The bins in town produced more than 360 tons of material, according to McCutcheon.

“That’s a lot,” McCutcheon said.

While most of the material collected comes from the Outpost Mall site, McCutcheon said her nonprofit was hoping to see increased use at the Apache Trail site.

Sedona Recycles uses some of the money it collects from that site to reinvest in educational programs about the importance of recycling in Camp Verde schools. The schools already use the nearby bins, McCutcheon said, and she was hoping to see even more use once the educational component started to take off.

As a nonprofit organization, McCutcheon said Sedona Recycles breaks even just about every year by funneling any leftover money into these programs.

McCutcheon said if the bins are removed from Apache Trail, she expects there will be an “outcry” from residents in the area who use the bins regularly.

Councilwoman Norma Garrison discounted the inconvenience of taking the bins away might create.
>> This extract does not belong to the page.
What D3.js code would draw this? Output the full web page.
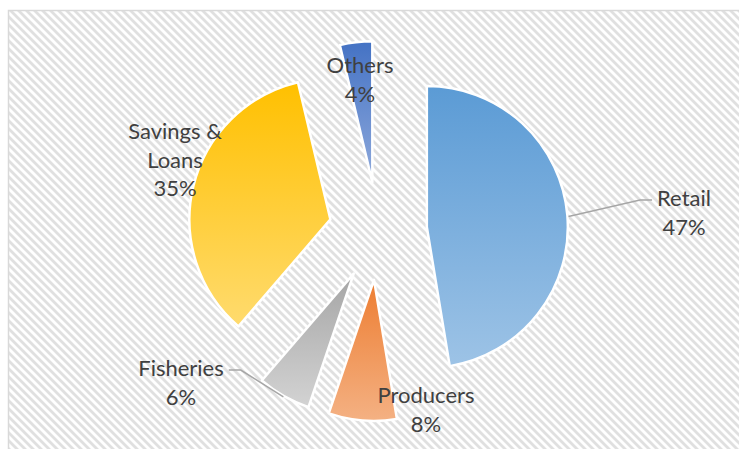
<!DOCTYPE html>
<html><head><meta charset="utf-8">
<script src="https://cdn.jsdelivr.net/npm/d3@7"></script>
<style>html,body{margin:0;padding:0;background:#fff;}svg{display:block;}</style>
</head><body>
<svg id="chart" width="739" height="449"></svg>
<script>
// ---- data ----
const categories = ["Retail", "Producers", "Fisheries", "Savings & Loans", "Others"];
const shares = [47.4, 7.8, 6.1, 35.0, 3.7];
const labelLines = [["Retail"], ["Producers"], ["Fisheries"], ["Savings &", "Loans"], ["Others"]];

// ---- styles / layout ----
const gradStops = [
  ["#5B9BD5", "#9DC3E6"],
  ["#ED7D31", "#F4B183"],
  ["#A5A5A5", "#D3D3D3"],
  ["#FFC000", "#FFDB6E"],
  ["#4472C4", "#8FAADC"]
];
const W = 739, H = 449;
const cx = 378, cy = 231, R = 141, explode = 49;
// label anchor offsets (relative to pie centre) of the first text baseline
const labelOffsets = [[306, -25], [48, 172], [-197, 145], [-203, -92], [-18, -158]];
const lineH = 28.5;
const leaderSlices = { 0: 85.8, 2: null }; // retail at given angle, fisheries at mid angle

const svg = d3.select("#chart");
const defs = svg.append("defs");
const pat = defs.append("pattern").attr("id", "hatch").attr("patternUnits", "userSpaceOnUse")
  .attr("width", 8).attr("height", 8);
pat.append("rect").attr("width", 8).attr("height", 8).attr("fill", "#fff");
pat.append("path").attr("d", "M-1,-1L9,9M-1,7L1,9M7,-1L9,1")
  .attr("stroke", "#e0e0e0").attr("stroke-width", 2.8);

gradStops.forEach((g, i) => {
  const lg = defs.append("linearGradient").attr("id", "g" + i)
    .attr("x1", 0).attr("y1", 0).attr("x2", 0).attr("y2", 1);
  lg.append("stop").attr("offset", "0%").attr("stop-color", g[0]);
  lg.append("stop").attr("offset", "100%").attr("stop-color", g[1]);
});

svg.append("rect").attr("x", 8.5).attr("y", 10.5).attr("width", W + 10).attr("height", H + 10)
  .attr("fill", "url(#hatch)").attr("stroke", "#d9d9d9").attr("stroke-width", 1.5);

const data = categories.map((c, i) => ({ cat: c, v: shares[i], i }));
const pie = d3.pie().sort(null).value(d => d.v).startAngle(0).endAngle(2 * Math.PI);
const arcs = pie(data);
const arc = d3.arc().innerRadius(0).outerRadius(R);
const dir = a => [Math.sin(a), -Math.cos(a)];

const g = svg.append("g").attr("transform", `translate(${cx},${cy})`);
arcs.forEach(a => {
  const mid = (a.startAngle + a.endAngle) / 2;
  const [dx, dy] = dir(mid);
  a.ox = dx * explode; a.oy = dy * explode; a.mid = mid;
  g.append("path").attr("d", arc(a))
    .attr("transform", `translate(${a.ox},${a.oy})`)
    .attr("fill", `url(#g${a.index})`)
    .attr("stroke", "#fff").attr("stroke-width", 2.5).attr("stroke-linejoin", "round");
});

// labels
const font = "Lato, 'Open Sans', sans-serif";
const labelBoxes = [];
arcs.forEach((a, k) => {
  const [lx, ly] = labelOffsets[k];
  const lines = labelLines[k].concat([Math.round(a.data.v) + "%"]);
  const t = g.append("text").attr("text-anchor", "middle")
    .attr("font-family", font).attr("font-size", 22).attr("fill", "#404040");
  lines.forEach((s, j) => {
    t.append("tspan").attr("x", lx).attr("y", ly + j * lineH).text(s);
  });
  labelBoxes[k] = t.node().getBBox();
});

// leader lines
Object.keys(leaderSlices).forEach(key => {
  const k = +key;
  const a = arcs[k];
  const ang = leaderSlices[k] == null ? a.mid : leaderSlices[k] * Math.PI / 180;
  const [ux, uy] = dir(ang);
  const sx = a.ox + ux * (R + 1), sy = a.oy + uy * (R + 1);
  const bb = labelBoxes[k];
  const right = sx < bb.x;
  const ex = right ? bb.x - 5 : bb.x + bb.width + 5;
  const ey = bb.y + 16;
  const elx = right ? ex - 12 : ex + 12;
  g.append("path").attr("d", `M${sx},${sy}L${elx},${ey}L${ex},${ey}`)
    .attr("fill", "none").attr("stroke", "#a6a6a6").attr("stroke-width", 1.5);
});
</script>
</body></html>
“Not everyone goes to the school, not everyone has children in school,” Garrison said. “But everyone has to eat, everyone goes to the grocery store and the drug store.”

Garrison said it wouldn’t be a major issue for people to just load up their recycling in the car on the next trip to the store.

The nonprofit also employs some of the developmentally disabled adults that live at nearby Rainbow Acres, where they’re called “ranchers.”

“I have to think about the impact of putting those folks to work,” Councilman Pete Roulette said. “It almost means everything to them.”

That, combined with the company’s educational programs, led the Town Council to not totally discount the Apache Trail site’s future.

Rouletter also suggested that by paying for recycling, the town could set an example for others.

Roulette, Councilman Bob Kovacovich and Councilwoman Robin Whatley voted to extend the contract another year, but they were in the minority.

Mayor Bob Burnside said he would like new Town Manager Russ Martin, who starts the job this week, to work with Sedona Recycles and see if a workable solution could be found.

If no agreement can be reached, McCutcheon said the bins could possibly be moved to the Outpost Mall site.
That site also raised some concern among some council members who would like to see the bins screened or covered from view somehow.

McCutcheon said that since the company absorbs a lot of the costs of the privately-owned site with no town support, it wasn’t really interested in hiding the bins, and suggested that making the bins less visible could keep people from realizing where the bins are located.

“We could still advertise, put a sign on it to let people know where the recycling is,” German said. “Something aesthetic. … We do want Camp Verde to look nice for people coming in.”